A l'Eglise, au croyant, qui répond à Dieu : moi, c'est moi que tu veux envoyer ? Mais tu ne m'as pas vu. Je ne suis rien. A celui-là Dieu répond : je t'accompagne, "je serai" est avec toi. Si je suis avec toi, c'est bien que tu es quelque chose, que tu vaux quelque chose.

A l'Eglise, au croyant qui répond à Dieu : quel est le nom que je dois donner ? Quel Dieu faut-il annoncer ? Dieu donne la réponse : il faut annoncer le Dieu des pères, le Dieu de l'histoire, le Dieu de l'histoire du salut, le Dieu qui a accompagné l'histoire des hommes, au point de vivre avec eux jusqu'à la mort sur la croix. C'est ce Dieu là qui nous envoie agir et parler.

A l'Eglise, au croyant qui répond à Dieu : ils ne me croiront pas, on ne me croira pas, Dieu donne des signes de foi. Sachons envoyer notre main, étendre notre main, la rentrer et la sortir. Si les prodiges de Moïse appartiennent à Moïse, d'autres peut-être moins spectaculaires sont pour nous.

A l'Eglise, au croyant qui répond à Dieu : je ne sais pas parler, je parle mal, Dieu répond : "je serai" est avec ta bouche. Dieu sait ce qu'est le mutisme et l'aveuglement. Il a promis d'enseigner ce qu'il fallait dire au moment convenable, ce qu'il fallait faire aussi.

A l'Eglise, au croyant qui répond à Dieu : envoie donc un autre, fais autrement, Dieu répond : je t'accompagne, tu ne seras pas seul, et s'il le faut tu auras des compagnons.
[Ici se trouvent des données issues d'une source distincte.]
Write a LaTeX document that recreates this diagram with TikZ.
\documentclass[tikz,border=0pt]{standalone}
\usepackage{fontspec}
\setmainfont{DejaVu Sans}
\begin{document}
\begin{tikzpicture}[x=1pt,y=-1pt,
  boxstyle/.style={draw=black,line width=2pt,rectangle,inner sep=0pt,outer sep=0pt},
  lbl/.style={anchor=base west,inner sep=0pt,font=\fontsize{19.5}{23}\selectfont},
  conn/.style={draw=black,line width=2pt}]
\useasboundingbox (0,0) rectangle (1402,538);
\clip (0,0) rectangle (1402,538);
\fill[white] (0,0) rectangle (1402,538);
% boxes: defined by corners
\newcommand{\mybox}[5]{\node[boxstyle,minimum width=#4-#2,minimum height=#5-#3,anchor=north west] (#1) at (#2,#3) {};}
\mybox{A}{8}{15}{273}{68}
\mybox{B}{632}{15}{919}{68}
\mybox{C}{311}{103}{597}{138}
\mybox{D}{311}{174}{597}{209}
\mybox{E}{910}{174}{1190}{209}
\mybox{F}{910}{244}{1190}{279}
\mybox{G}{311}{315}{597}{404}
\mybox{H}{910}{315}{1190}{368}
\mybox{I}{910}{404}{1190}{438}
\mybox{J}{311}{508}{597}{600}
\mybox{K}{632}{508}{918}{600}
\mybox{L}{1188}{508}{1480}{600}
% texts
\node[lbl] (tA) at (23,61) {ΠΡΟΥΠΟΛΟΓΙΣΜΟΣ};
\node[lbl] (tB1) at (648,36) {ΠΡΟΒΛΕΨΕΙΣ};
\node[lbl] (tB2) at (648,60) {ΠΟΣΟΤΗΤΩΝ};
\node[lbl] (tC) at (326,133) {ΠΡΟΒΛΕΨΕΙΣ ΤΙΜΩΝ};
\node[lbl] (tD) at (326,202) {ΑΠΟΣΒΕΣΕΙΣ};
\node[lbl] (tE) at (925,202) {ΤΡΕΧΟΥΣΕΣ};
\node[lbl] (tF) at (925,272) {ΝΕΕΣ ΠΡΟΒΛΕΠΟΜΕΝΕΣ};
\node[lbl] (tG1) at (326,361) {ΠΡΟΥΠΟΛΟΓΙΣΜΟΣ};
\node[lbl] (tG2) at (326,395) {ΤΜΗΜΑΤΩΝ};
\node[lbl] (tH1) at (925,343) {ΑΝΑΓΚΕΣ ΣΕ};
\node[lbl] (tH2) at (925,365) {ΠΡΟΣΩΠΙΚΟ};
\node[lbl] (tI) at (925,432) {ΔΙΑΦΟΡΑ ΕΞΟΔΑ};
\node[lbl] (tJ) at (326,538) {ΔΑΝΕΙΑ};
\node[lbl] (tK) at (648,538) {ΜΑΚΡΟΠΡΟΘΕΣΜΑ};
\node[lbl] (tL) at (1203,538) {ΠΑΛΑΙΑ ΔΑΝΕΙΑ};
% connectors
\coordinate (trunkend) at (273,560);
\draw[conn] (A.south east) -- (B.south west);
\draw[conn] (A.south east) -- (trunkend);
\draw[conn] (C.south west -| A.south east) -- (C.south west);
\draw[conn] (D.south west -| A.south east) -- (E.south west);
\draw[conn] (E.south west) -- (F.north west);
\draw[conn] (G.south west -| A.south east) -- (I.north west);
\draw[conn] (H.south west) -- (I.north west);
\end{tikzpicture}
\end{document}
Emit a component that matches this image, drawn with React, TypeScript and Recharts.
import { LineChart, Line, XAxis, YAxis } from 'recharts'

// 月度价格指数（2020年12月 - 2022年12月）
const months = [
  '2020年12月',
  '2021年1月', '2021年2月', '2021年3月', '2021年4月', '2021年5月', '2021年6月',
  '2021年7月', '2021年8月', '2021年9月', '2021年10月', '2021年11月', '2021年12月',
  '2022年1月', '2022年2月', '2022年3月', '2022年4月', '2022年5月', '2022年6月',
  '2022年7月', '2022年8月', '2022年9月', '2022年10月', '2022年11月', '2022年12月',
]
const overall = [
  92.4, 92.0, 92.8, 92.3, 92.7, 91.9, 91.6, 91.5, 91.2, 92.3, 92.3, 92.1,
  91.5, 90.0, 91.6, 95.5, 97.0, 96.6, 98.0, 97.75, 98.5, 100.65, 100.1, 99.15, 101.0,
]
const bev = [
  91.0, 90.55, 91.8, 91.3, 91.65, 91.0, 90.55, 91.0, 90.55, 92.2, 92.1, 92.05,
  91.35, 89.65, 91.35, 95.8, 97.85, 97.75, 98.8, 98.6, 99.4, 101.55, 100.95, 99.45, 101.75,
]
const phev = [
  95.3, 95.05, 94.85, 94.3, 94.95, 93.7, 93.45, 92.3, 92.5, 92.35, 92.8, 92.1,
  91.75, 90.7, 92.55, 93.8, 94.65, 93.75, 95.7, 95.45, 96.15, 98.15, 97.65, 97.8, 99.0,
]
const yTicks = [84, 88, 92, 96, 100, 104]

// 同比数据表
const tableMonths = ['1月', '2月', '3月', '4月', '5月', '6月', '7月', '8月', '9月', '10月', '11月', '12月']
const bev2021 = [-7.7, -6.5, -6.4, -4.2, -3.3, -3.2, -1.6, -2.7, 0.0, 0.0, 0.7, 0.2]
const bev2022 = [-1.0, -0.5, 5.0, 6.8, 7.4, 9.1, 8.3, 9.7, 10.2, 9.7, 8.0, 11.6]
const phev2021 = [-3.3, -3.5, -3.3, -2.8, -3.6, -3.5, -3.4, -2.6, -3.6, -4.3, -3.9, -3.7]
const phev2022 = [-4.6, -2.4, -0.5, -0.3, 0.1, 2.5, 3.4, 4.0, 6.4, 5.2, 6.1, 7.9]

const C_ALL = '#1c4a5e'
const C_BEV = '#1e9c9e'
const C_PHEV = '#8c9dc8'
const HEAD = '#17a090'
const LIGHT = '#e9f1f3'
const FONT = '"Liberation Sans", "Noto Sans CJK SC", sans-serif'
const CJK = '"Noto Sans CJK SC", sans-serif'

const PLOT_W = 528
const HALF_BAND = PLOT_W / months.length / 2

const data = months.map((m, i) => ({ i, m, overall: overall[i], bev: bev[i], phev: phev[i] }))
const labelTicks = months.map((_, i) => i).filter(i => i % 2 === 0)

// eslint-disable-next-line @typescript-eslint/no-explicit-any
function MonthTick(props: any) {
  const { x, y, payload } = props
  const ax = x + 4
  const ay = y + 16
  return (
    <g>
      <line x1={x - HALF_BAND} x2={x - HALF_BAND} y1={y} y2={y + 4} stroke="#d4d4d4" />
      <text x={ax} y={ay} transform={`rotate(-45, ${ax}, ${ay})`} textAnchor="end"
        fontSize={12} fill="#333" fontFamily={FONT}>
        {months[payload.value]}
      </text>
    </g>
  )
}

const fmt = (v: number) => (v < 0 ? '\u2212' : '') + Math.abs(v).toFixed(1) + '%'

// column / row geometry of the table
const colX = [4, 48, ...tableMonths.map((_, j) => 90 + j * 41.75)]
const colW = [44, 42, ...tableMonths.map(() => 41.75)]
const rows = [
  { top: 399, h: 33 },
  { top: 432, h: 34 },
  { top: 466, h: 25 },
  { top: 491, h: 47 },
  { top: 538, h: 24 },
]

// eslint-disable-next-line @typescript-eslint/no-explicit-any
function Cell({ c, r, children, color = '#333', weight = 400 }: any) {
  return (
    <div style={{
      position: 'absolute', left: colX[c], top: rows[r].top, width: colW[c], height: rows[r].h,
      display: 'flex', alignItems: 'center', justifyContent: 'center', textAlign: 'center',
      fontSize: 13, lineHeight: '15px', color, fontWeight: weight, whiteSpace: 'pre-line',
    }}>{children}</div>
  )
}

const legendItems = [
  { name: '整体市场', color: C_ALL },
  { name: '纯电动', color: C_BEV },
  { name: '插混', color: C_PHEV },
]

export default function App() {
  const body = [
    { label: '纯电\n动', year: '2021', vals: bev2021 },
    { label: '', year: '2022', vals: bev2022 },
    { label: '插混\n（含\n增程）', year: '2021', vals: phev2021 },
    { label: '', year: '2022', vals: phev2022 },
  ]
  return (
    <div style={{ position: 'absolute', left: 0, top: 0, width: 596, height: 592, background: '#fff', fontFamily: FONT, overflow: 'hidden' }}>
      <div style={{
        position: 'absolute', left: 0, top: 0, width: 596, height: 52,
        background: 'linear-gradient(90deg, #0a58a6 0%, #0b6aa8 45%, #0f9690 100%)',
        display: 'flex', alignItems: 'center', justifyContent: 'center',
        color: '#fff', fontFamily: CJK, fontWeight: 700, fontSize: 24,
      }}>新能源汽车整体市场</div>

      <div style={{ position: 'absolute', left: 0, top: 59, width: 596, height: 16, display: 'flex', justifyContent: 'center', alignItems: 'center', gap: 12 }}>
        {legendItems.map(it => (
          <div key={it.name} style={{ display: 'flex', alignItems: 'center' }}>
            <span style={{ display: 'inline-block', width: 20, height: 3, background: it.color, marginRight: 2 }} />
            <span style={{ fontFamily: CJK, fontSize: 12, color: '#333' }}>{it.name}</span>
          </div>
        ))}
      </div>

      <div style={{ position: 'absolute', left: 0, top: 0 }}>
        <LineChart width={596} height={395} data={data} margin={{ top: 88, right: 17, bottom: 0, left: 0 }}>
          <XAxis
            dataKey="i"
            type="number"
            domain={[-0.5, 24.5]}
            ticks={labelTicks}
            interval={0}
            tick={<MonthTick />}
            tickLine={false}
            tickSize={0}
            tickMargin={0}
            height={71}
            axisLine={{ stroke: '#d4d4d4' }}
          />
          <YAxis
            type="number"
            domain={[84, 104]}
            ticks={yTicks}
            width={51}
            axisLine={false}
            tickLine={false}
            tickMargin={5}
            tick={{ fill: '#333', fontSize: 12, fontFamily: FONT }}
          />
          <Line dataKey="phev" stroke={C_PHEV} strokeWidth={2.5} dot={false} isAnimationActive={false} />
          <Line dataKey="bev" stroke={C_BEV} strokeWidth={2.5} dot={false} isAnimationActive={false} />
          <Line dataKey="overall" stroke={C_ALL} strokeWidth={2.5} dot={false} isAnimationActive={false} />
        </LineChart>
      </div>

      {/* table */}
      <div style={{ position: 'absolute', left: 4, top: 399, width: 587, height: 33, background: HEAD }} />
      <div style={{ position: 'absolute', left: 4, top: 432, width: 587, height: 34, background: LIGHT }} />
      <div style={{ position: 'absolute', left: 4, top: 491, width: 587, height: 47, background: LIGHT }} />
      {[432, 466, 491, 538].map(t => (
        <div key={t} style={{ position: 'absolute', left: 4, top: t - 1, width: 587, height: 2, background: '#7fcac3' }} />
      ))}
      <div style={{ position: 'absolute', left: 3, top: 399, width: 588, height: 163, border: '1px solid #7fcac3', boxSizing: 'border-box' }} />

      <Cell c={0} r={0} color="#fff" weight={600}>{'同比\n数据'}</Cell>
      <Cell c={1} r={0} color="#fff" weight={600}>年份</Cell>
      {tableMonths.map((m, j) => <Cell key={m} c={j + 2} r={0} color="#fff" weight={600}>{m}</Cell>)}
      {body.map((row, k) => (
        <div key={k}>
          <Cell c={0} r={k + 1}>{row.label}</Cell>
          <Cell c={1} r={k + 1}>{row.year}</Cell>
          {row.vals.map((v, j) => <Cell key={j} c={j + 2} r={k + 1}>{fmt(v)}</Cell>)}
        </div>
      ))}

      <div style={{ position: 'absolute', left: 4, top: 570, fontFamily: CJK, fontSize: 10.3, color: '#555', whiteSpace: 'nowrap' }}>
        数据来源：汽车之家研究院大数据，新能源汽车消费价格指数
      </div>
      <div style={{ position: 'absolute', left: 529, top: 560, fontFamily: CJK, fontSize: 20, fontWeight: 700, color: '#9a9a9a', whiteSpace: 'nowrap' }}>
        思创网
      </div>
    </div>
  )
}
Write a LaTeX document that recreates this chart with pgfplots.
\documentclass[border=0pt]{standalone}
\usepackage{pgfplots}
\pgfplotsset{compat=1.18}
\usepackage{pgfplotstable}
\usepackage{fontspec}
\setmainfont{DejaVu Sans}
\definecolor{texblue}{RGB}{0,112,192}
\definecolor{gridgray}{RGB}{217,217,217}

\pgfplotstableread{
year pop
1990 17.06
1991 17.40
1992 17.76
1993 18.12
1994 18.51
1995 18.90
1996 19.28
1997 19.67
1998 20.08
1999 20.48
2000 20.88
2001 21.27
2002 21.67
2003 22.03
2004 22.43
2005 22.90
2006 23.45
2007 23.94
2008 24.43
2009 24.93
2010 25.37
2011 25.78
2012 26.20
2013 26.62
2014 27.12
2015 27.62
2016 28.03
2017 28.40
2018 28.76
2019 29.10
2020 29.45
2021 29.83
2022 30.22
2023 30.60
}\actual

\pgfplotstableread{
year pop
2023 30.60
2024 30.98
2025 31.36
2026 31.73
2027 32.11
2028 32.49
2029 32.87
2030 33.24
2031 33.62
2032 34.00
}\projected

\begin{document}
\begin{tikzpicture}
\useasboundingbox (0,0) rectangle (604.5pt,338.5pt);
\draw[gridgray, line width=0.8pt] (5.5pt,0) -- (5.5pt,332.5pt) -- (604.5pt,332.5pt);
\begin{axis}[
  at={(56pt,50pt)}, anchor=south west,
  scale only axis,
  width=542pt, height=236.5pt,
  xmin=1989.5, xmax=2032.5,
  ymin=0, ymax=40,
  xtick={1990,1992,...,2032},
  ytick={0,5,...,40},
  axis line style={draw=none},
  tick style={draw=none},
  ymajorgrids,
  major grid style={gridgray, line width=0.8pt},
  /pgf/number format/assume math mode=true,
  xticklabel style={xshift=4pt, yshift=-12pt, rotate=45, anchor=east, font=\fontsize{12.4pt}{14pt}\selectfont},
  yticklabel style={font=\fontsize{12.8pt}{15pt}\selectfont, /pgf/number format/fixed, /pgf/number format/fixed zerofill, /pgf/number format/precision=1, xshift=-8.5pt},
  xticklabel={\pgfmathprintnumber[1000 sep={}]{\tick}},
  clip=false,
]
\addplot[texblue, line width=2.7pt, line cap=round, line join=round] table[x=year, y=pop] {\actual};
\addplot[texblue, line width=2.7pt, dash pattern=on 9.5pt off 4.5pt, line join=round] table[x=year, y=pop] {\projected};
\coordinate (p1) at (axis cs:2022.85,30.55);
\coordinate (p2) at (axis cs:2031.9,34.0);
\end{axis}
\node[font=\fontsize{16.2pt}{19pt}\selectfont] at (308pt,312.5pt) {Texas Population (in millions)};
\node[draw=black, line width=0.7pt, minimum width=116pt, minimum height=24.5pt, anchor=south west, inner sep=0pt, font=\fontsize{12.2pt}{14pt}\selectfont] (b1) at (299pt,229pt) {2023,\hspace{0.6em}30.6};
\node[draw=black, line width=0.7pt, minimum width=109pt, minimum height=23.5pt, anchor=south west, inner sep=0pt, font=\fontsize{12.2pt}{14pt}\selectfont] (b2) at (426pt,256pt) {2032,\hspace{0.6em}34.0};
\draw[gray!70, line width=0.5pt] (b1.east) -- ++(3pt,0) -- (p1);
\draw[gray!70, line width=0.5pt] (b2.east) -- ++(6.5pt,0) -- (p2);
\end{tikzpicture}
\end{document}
Prend dans ta main ce bâton de foi qui marquera ma présence.

Et enfin, Eglise, tu comprendras que tu as été rachetée, que tu es maintenant ce fils de Dieu, celui que Dieu a délivré, celui que Dieu envoie, celui qui a été introduit dans une nouvelle famille, celle de Dieu, celle de son Fils venu parmi nous, qui a versé son sang, qui est ressuscité et vivant à jamais.